Naturally, this has resulted in a spike in the number of tenants handing in their notices. Of the reasons given to landlords, many said they’re moving back in with parents. This is either to save money while they can work away from the city, or because they’ve lost their job.
As measures are introduced to reverse this knock on employment figures (such as the extension of the furlough scheme), we’ve already seen a resurgence in the rental market as confidence picks up. This is something we expect to continue as we head out of lockdown restrictions.
Back in March 2020, we predicted there would be an increase in rental arrears.
Jobs were lost and tenants didn’t have savings to cover their rent, leading to a surge in rental arrears.
We’ll talk more about how this impacted landlords shortly, but this really reinforced the need for landlords to have an adequate cash reserve or Rent Guarantee Insurance in place to help cushion the blow.
Landlords… you need a contingency plan.
Just as tenants have had a tough time, so have landlords.
Yes, viewings have become more difficult, but property management has been a whole different ball game.
A global pandemic can stop many things, but the breaking down of appliances isn’t one of them.
Broken washing machines, boiler issues… things that would be a doddle to fix or replace on a normal day became nigh on impossible. We also saw supplies running low along with maintenance repair availability.
Many landlords and letting agents are still dealing with the backlog.
However, the tables are turning as people return to work and case numbers drop, so this isn’t a trend we expect to continue. It’s also a (very worthwhile) reminder that regular reviews of your portfolio will be beneficial. That way, faults can be spotted earlier and hopefully result in less emergencies from tenants.
As tenants were giving notice, replacement ones became like gold dust as social distancing rules impacted property viewings.
Again, this has improved more recently but it’s meant that void periods may have been slightly longer for landlords as viewing numbers were drastically cut to ensure safety measures were adhered to.
Many agencies pivoted to video marketing early doors so tenants could get a feel for a property without physically viewing it – an example of proptech coming to assist the landlords.
We’ve already talked about having to restrict the number of viewings to adhere to guidelines, so naturally the prequalification of tenants has had to double-down to eliminate time wasters.
Viewings now need to be COVID-19 safe – that means extra PPE and limited numbers, so before a viewing is booked, all the boxes need to be ticked to book an active tenant into a viewing.
There have been some wider behavioural shifts, which have less statistical evidence, but have definitely played a part in COVID19’s impact on the property letting market from what we’ve seen.
Different landlords have dealt with the pandemic in different ways.
Some reduced rent or passed the mortgage break over to the tenants. But others weren’t in a position to help their tenants navigate though it by offering anything. It’s very circumstantial, but goodwill from landlords didn’t go unnoticed on social media and in the press.
As some left their city homes for their parents’ homes, others sought solace in more suburban or rural areas.
It’s worth noting that the closure of hospitality has played a huge part in this behavioural swing too.
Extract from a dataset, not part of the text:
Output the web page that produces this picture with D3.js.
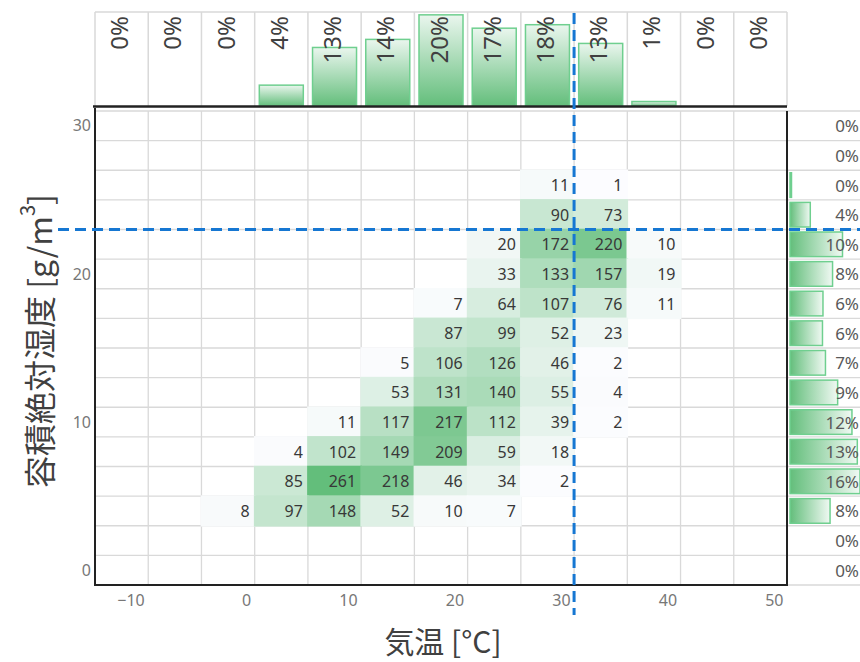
<!DOCTYPE html>
<html>
<head>
<meta charset="utf-8">
<script src="https://cdn.jsdelivr.net/npm/d3@7"></script>
<style>
  html, body { margin: 0; padding: 0; background: #fff; }
  svg { display: block; }
</style>
</head>
<body>
<svg id="chart" width="860" height="662"></svg>
<script>
// Temperature columns: lower bound of each 5 °C bin
const tempBins = [-15, -10, -5, 0, 5, 10, 15, 20, 25, 30, 35, 40, 45];
const tempBinWidth = 5;
// Absolute humidity rows (g/m³), top to bottom; each row covers ±1 around its value
const humidityRows = [30, 28, 26, 24, 22, 20, 18, 16, 14, 12, 10, 8, 6, 4, 2, 0];
const humidityBinHalf = 1;
const xTickValues = [-10, 0, 10, 20, 30, 40, 50];
const yTickValues = [30, 20, 10, 0];
// Hours per cell, one row per humidity row, one entry per temperature column (null = blank)
const _ = null;
const counts = [
  [_, _, _, _, _, _, _, _, _, _, _, _, _],
  [_, _, _, _, _, _, _, _, _, _, _, _, _],
  [_, _, _, _, _, _, _, _, 11, 1, _, _, _],
  [_, _, _, _, _, _, _, _, 90, 73, _, _, _],
  [_, _, _, _, _, _, _, 20, 172, 220, 10, _, _],
  [_, _, _, _, _, _, _, 33, 133, 157, 19, _, _],
  [_, _, _, _, _, _, 7, 64, 107, 76, 11, _, _],
  [_, _, _, _, _, _, 87, 99, 52, 23, _, _, _],
  [_, _, _, _, _, 5, 106, 126, 46, 2, _, _, _],
  [_, _, _, _, _, 53, 131, 140, 55, 4, _, _, _],
  [_, _, _, _, 11, 117, 217, 112, 39, 2, _, _, _],
  [_, _, _, 4, 102, 149, 209, 59, 18, _, _, _, _],
  [_, _, _, 85, 261, 218, 46, 34, 2, _, _, _, _],
  [_, _, 8, 97, 148, 52, 10, 7, _, _, _, _, _],
  [_, _, _, _, _, _, _, _, _, _, _, _, _],
  [_, _, _, _, _, _, _, _, _, _, _, _, _]
];
// Reference lines: 30 °C and 23 g/m³
const refTemp = 30;
const refHumidity = 23;

const xLabelText = "気温 [°C]";
const yLabelText = "容積絶対湿度 [g/m";

// ---- derived marginals ----
const total = d3.sum(counts.flat().filter(v => v != null));
const colPct = tempBins.map((t, c) => d3.sum(counts, r => r[c] || 0) / total * 100);
const rowPct = humidityRows.map((h, r) => d3.sum(counts[r], v => v || 0) / total * 100);
const pctFmt = p => d3.format(".0f")(p) + "%";

const cells = [];
counts.forEach((row, r) => row.forEach((v, c) => {
  if (v != null) cells.push({ r, c, v });
}));

const svg = d3.select("#chart");
const defs = svg.append("defs");

// ---- scales ----
const x = d3.scaleLinear().domain([-15, 50]).range([95, 787]);
const y = d3.scaleLinear().domain([31, -1]).range([111, 585]);
const topY = d3.scaleLinear().domain([0, 20.25]).range([106, 12]);
const rightX = d3.scaleLinear().domain([0, 20]).range([790, 893]);
const vmin = d3.min(cells, d => d.v), vmax = d3.max(cells, d => d.v);
const color = d3.scaleLinear().domain([vmin, vmax]).range(["#fcfcff", "#63be7b"]).interpolate(d3.interpolateRgb);

const gridColor = "#d9d9d9";
const greenLine = "#6fcf8f";

// gradients for the marginal bars
const gTop = defs.append("linearGradient").attr("id", "gTop")
  .attr("x1", 0).attr("y1", 0).attr("x2", 0).attr("y2", 1);
gTop.append("stop").attr("offset", "0%").attr("stop-color", "#eaf6ee");
gTop.append("stop").attr("offset", "100%").attr("stop-color", "#63be7b");
const gRight = defs.append("linearGradient").attr("id", "gRight")
  .attr("x1", 0).attr("y1", 0).attr("x2", 1).attr("y2", 0);
gRight.append("stop").attr("offset", "0%").attr("stop-color", "#63be7b");
gRight.append("stop").attr("offset", "100%").attr("stop-color", "#f0f9f3");

// ---- heatmap grid ----
const grid = svg.append("g").attr("stroke", gridColor).attr("stroke-width", 1.3);
const colEdges = tempBins.concat([tempBins[tempBins.length - 1] + tempBinWidth]);
const rowEdges = humidityRows.map(h => h + humidityBinHalf).concat([humidityRows[humidityRows.length - 1] - humidityBinHalf]);
grid.selectAll("line.v").data(colEdges).join("line")
  .attr("x1", d => x(d)).attr("x2", d => x(d))
  .attr("y1", y(31)).attr("y2", y(-1));
grid.selectAll("line.h").data(rowEdges).join("line")
  .attr("x1", x(-15)).attr("x2", x(50))
  .attr("y1", d => y(d)).attr("y2", d => y(d));

// filled cells
svg.append("g").selectAll("rect").data(cells).join("rect")
  .attr("x", d => x(tempBins[d.c]) - 0.8)
  .attr("y", d => y(humidityRows[d.r] + humidityBinHalf) - 0.8)
  .attr("width", d => x(tempBins[d.c] + tempBinWidth) - x(tempBins[d.c]) + 1.6)
  .attr("height", d => y(humidityRows[d.r] - humidityBinHalf) - y(humidityRows[d.r] + humidityBinHalf) + 1.6)
  .attr("fill", d => color(d.v));

svg.append("g").selectAll("text").data(cells).join("text")
  .attr("x", d => x(tempBins[d.c] + tempBinWidth) - 5)
  .attr("y", d => y(humidityRows[d.r]))
  .attr("text-anchor", "end")
  .attr("dominant-baseline", "central")
  .attr("font-family", "'Noto Sans', sans-serif")
  .attr("font-size", 16)
  .attr("fill", "#383838")
  .text(d => d.v);

// ---- top marginal (share per temperature column) ----
const topG = svg.append("g");
topG.append("line").attr("x1", x(-15)).attr("x2", x(50)).attr("y1", 12).attr("y2", 12)
  .attr("stroke", gridColor).attr("stroke-width", 1.5);
topG.selectAll("line.v").data(colEdges).join("line")
  .attr("x1", d => x(d)).attr("x2", d => x(d)).attr("y1", 12).attr("y2", 106)
  .attr("stroke", gridColor).attr("stroke-width", 1.5);
topG.selectAll("rect").data(colPct).join("rect")
  .attr("x", (p, i) => (x(tempBins[i]) + x(tempBins[i] + tempBinWidth)) / 2 - 22)
  .attr("width", 44)
  .attr("y", p => topY(p))
  .attr("height", p => Math.max(0, topY(0) - topY(p)))
  .attr("fill", "url(#gTop)")
  .attr("stroke", greenLine).attr("stroke-width", 1.5)
  .attr("display", p => p >= 0.5 ? null : "none");
topG.selectAll("text").data(colPct).join("text")
  .attr("transform", (p, i) => `translate(${(x(tempBins[i]) + x(tempBins[i] + tempBinWidth)) / 2 - 3},16) rotate(-90)`)
  .attr("text-anchor", "end")
  .attr("dominant-baseline", "central")
  .attr("font-family", "'Noto Sans', sans-serif")
  .attr("font-size", 24)
  .attr("fill", "#404040")
  .text(pctFmt);
topG.append("line").attr("x1", 93).attr("x2", x(50)).attr("y1", 106.5).attr("y2", 106.5)
  .attr("stroke", "#222").attr("stroke-width", 2.5);

// ---- right marginal (share per humidity row) ----
const rightG = svg.append("g");
rightG.selectAll("line").data(rowEdges).join("line")
  .attr("x1", x(50)).attr("x2", 860).attr("y1", d => y(d)).attr("y2", d => y(d))
  .attr("stroke", gridColor).attr("stroke-width", 1.3);
rightG.selectAll("rect").data(rowPct).join("rect")
  .attr("x", rightX(0))
  .attr("y", (p, i) => y(humidityRows[i] + humidityBinHalf) + 2.5)
  .attr("height", (p, i) => y(humidityRows[i] - humidityBinHalf) - y(humidityRows[i] + humidityBinHalf) - 5)
  .attr("width", p => Math.min(rightX(p), 860) - rightX(0))
  .attr("fill", "url(#gRight)")
  .attr("stroke", greenLine).attr("stroke-width", 1.5)
  .attr("display", p => p > 0 ? null : "none");
rightG.selectAll("text").data(rowPct).join("text")
  .attr("x", 859)
  .attr("y", (p, i) => y(humidityRows[i]))
  .attr("text-anchor", "end")
  .attr("dominant-baseline", "central")
  .attr("font-family", "'Noto Sans', sans-serif")
  .attr("font-size", 17)
  .attr("fill", "#595959")
  .text(pctFmt);

// ---- frame ----
svg.append("path")
  .attr("d", `M${x(-15)},${y(31) - 3}V${y(-1)}H${x(50)}V${y(31)}`)
  .attr("fill", "none").attr("stroke", "#222").attr("stroke-width", 2);

// ---- axes ----
const xAxis = svg.append("g").attr("transform", `translate(0,${y(-1)})`)
  .call(d3.axisBottom(x).tickValues(xTickValues).tickSize(0).tickPadding(10));
xAxis.select(".domain").remove();
xAxis.selectAll("text")
  .attr("text-anchor", "end").attr("dx", -4)
  .attr("font-family", "'Noto Sans', sans-serif").attr("font-size", 16).attr("fill", "#777");

const yAxis = svg.append("g").attr("transform", `translate(${x(-15)},0)`)
  .call(d3.axisLeft(y).tickValues(yTickValues).tickSize(0).tickPadding(4));
yAxis.select(".domain").remove();
yAxis.selectAll("text")
  .attr("font-family", "'Noto Sans', sans-serif").attr("font-size", 16).attr("fill", "#777");

// ---- reference lines ----
const refStyle = sel => sel.attr("stroke", "#1677d2").attr("stroke-width", 3)
  .attr("stroke-dasharray", "11,6").attr("fill", "none");
svg.append("line").call(refStyle)
  .attr("x1", x(refTemp)).attr("x2", x(refTemp)).attr("y1", 13).attr("y2", 615);
svg.append("line").call(refStyle)
  .attr("x1", 58).attr("x2", 860).attr("y1", y(refHumidity)).attr("y2", y(refHumidity));

// ---- axis titles ----
svg.append("text")
  .attr("x", 443).attr("y", 640)
  .attr("text-anchor", "middle").attr("dominant-baseline", "central")
  .attr("font-family", "'Noto Sans CJK JP', sans-serif").attr("font-size", 30).attr("fill", "#404040")
  .text(xLabelText);

const yt = svg.append("text")
  .attr("transform", "translate(38,341) rotate(-90)")
  .attr("text-anchor", "middle").attr("dominant-baseline", "central")
  .attr("font-family", "'Noto Sans CJK JP', sans-serif").attr("font-size", 32).attr("fill", "#404040");
yt.append("tspan").text(yLabelText);
yt.append("tspan").attr("font-size", 20).attr("dy", -12).text("3");
yt.append("tspan").attr("dy", 12).text("]");
</script>
</body>
</html>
We’ve already seen an increase in demand for city centre properties now the UK has a roadmap for re-opening.
The move to more suburban and rural parts we imagine will continue to play a part. But we anticipate city centre living will start to peak once again over the next few months – a trend that’s already being seen down south.
It remains to be seen just how long the lettings market will be impacted by COVID-19.
With the vaccines being rolled out in the UK at the fastest rate in Europe, we’re slowly inching closer normality. The future is certainly looking much brighter than we’ve seen the last 12 months.
But whether it happens in the next few months or a little longer, the lessons we can learn from the experience of 2020 will no doubt serve us well when it comes to safeguarding our portfolios and investments in the future.